Return precisely the span of lines from the top of the material below to the line containing "import pandas as pd", both included. Pictures are excluded.

RECORDED INFORMATION:
--- BEGIN ---

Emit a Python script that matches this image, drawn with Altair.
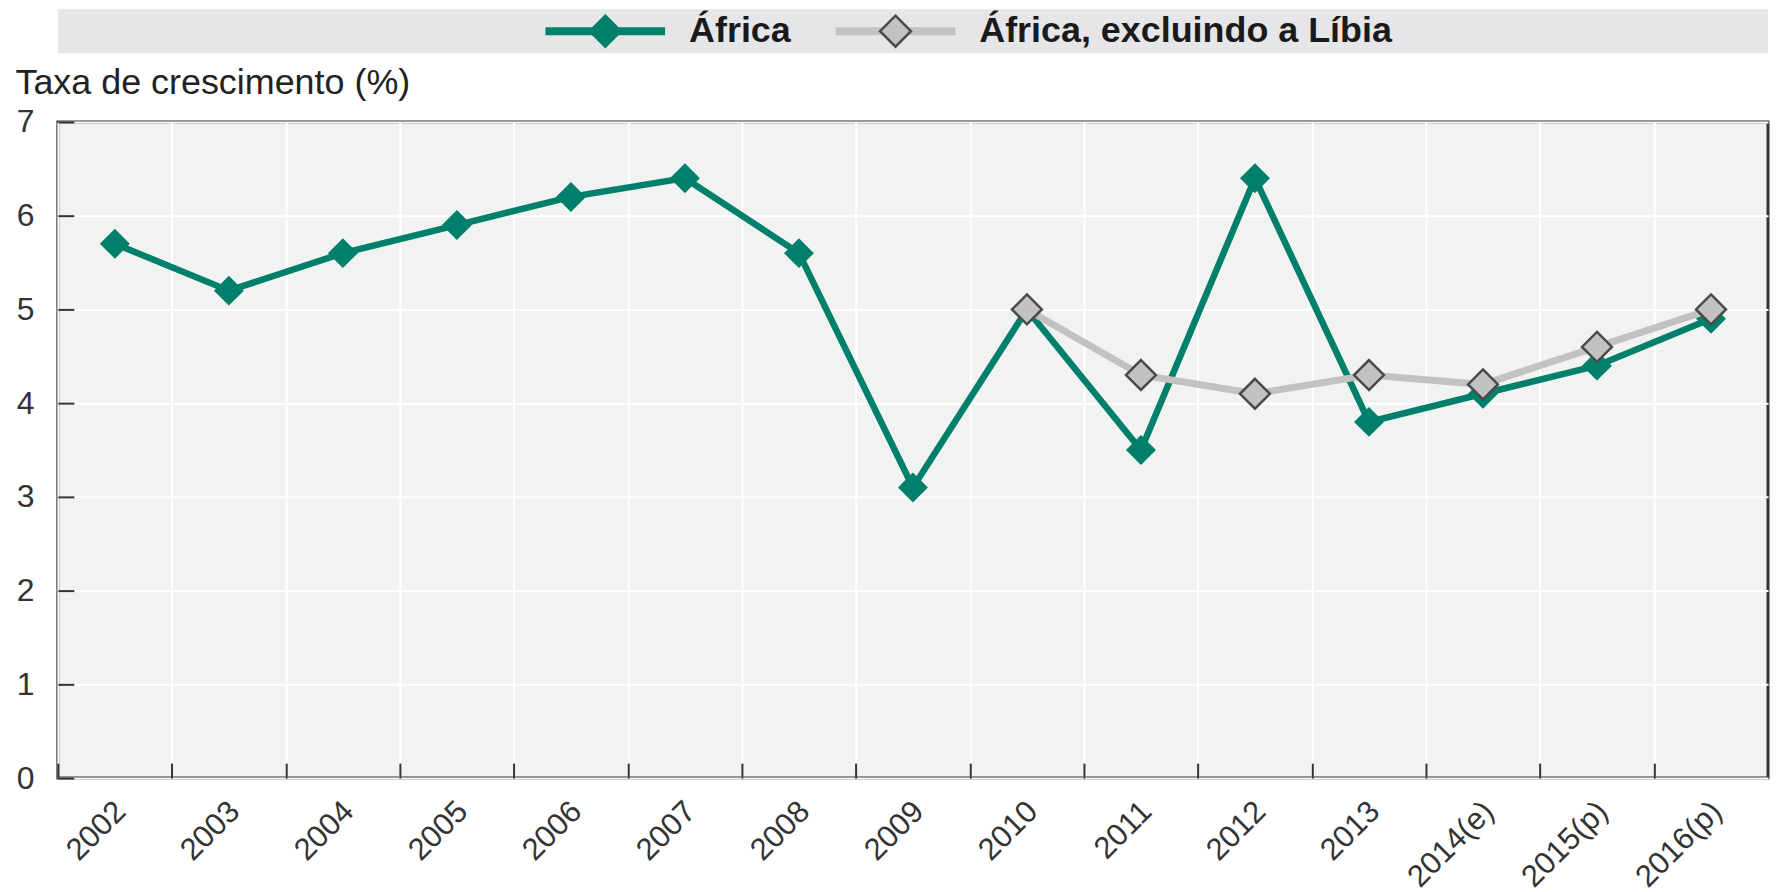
import altair as alt
import pandas as pd

years = ["2002", "2003", "2004", "2005", "2006", "2007", "2008", "2009",
         "2010", "2011", "2012", "2013", "2014(e)", "2015(p)", "2016(p)"]
africa = [5.7, 5.2, 5.6, 5.9, 6.2, 6.4, 5.6, 3.1, 5.0, 3.5, 6.4, 3.8, 4.1, 4.4, 4.9]
excl_years = ["2010", "2011", "2012", "2013", "2014(e)", "2015(p)", "2016(p)"]
excl = [5.0, 4.3, 4.1, 4.3, 4.2, 4.6, 5.0]
series = ["África", "África, excluindo a Líbia"]
fills = ["#00806a", "#c2c2c2"]
strokes = ["#00806a", "#4a4a4a"]
y_values = [0, 1, 2, 3, 4, 5, 6, 7]
y_title = "Taxa de crescimento (%)"

df = pd.concat([
    pd.DataFrame({"year": years, "value": africa, "series": series[0]}),
    pd.DataFrame({"year": excl_years, "value": excl, "series": series[1]}),
], ignore_index=True)
leg_df = pd.DataFrame({"series": series})

FONT = "Liberation Sans"
W, H = 1715, 658
BW = W / len(years)
DIAM = "M0,-1L1,0L0,1L-1,0Z"

xscale = alt.Scale(domain=years, type="point", padding=0.5)
yscale = alt.Scale(domain=[0, 7], nice=False)

x_main = alt.X("year:N", sort=years, scale=xscale, axis=alt.Axis(
    title=None, tickOffset=-BW / 2, labelOffset=BW / 2 - 5, ticks=False, domain=False,
    grid=True, gridColor="#ffffff", gridWidth=2, labelAngle=-45, labelAlign="right",
    labelBaseline="top", labelFontSize=31, labelFont=FONT, labelColor="#333333",
    labelPadding=18))
y_main = alt.Y("value:Q", scale=yscale, axis=alt.Axis(
    values=y_values, title=y_title, titleAngle=0, titleAlign="left",
    titleBaseline="alphabetic", titleX=-43, titleY=-29, titleFontSize=36,
    titleFont=FONT, titleFontWeight="normal", titleColor="#222222",
    labelFontSize=32, labelFont=FONT, labelColor="#333333", labelPadding=24,
    ticks=False, domain=False, grid=True, gridColor="#ffffff", gridWidth=2))

x_tick = alt.X("year:N", sort=years, scale=xscale, axis=alt.Axis(
    orient="top", offset=-H, labels=False, ticks=True, tickSize=15, tickWidth=2,
    tickColor="#333333", tickOffset=-BW / 2, grid=False, domain=False, title=None))
y_tick = alt.Y("value:Q", scale=yscale, axis=alt.Axis(
    orient="right", offset=-W, values=y_values, labels=False, ticks=True,
    tickSize=16, tickWidth=2, tickColor="#333333", grid=False, domain=False,
    title=None))

x_none = alt.X("year:N", sort=years, scale=xscale, axis=None)
y_none = alt.Y("value:Q", scale=yscale, axis=None)

base = alt.Chart(df)
af = base.transform_filter(alt.datum.series == series[0])
ex = base.transform_filter(alt.datum.series == series[1])

l1 = af.mark_line(color=fills[0], strokeWidth=6.5).encode(x=x_main, y=y_main)
l2 = af.mark_point(shape=DIAM, size=900, filled=True, opacity=1,
                   color=fills[0]).encode(x=x_tick, y=y_tick)
l3 = ex.mark_line(color=fills[1], strokeWidth=7).encode(x=x_none, y=y_none)
l4 = ex.mark_point(shape=DIAM, size=900, filled=True, opacity=1, fill=fills[1],
                   stroke=strokes[1], strokeWidth=2.5).encode(x=x_none, y=y_none)

main = alt.layer(l1, l2, l3, l4).resolve_axis(x="independent", y="independent").properties(
    width=W, height=H,
    view=alt.ViewBackground(fill="#f1f2f2", stroke="#333333", strokeWidth=3))

lx = alt.X("series:N", scale=alt.Scale(type="point", domain=series, range=[549, 840], padding=0),
           axis=None)
lcol = alt.Color("series:N", scale=alt.Scale(domain=series, range=fills), legend=None)
lstroke = alt.Stroke("series:N", scale=alt.Scale(domain=series, range=strokes), legend=None)
lb = alt.Chart(leg_df)
band = alt.layer(
    lb.mark_tick(orient="horizontal", thickness=8, size=120, opacity=1).encode(x=lx, color=lcol),
    lb.mark_point(shape=DIAM, size=961, filled=True, opacity=1, strokeWidth=2.5).encode(
        x=lx, fill=lcol, stroke=lstroke),
    lb.mark_text(align="left", baseline="middle", dx=84, fontSize=36, fontWeight="bold",
                 font=FONT, color="#1a1a1a").encode(x=lx, text="series:N"),
).properties(width=W, height=44,
             view=alt.ViewBackground(fill="#e6e6e8", stroke=None))

chart = alt.vconcat(band, main, spacing=9).properties(
    padding={"left": 5, "top": 0, "right": 0, "bottom": 0},
    background="#ffffff")

chart.save("out.html", embed_options={"renderer": "svg", "actions": False})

--- END ---

ANSWER IN FULL:
Emit a Python script that matches this image, drawn with Altair.
import altair as alt
import pandas as pd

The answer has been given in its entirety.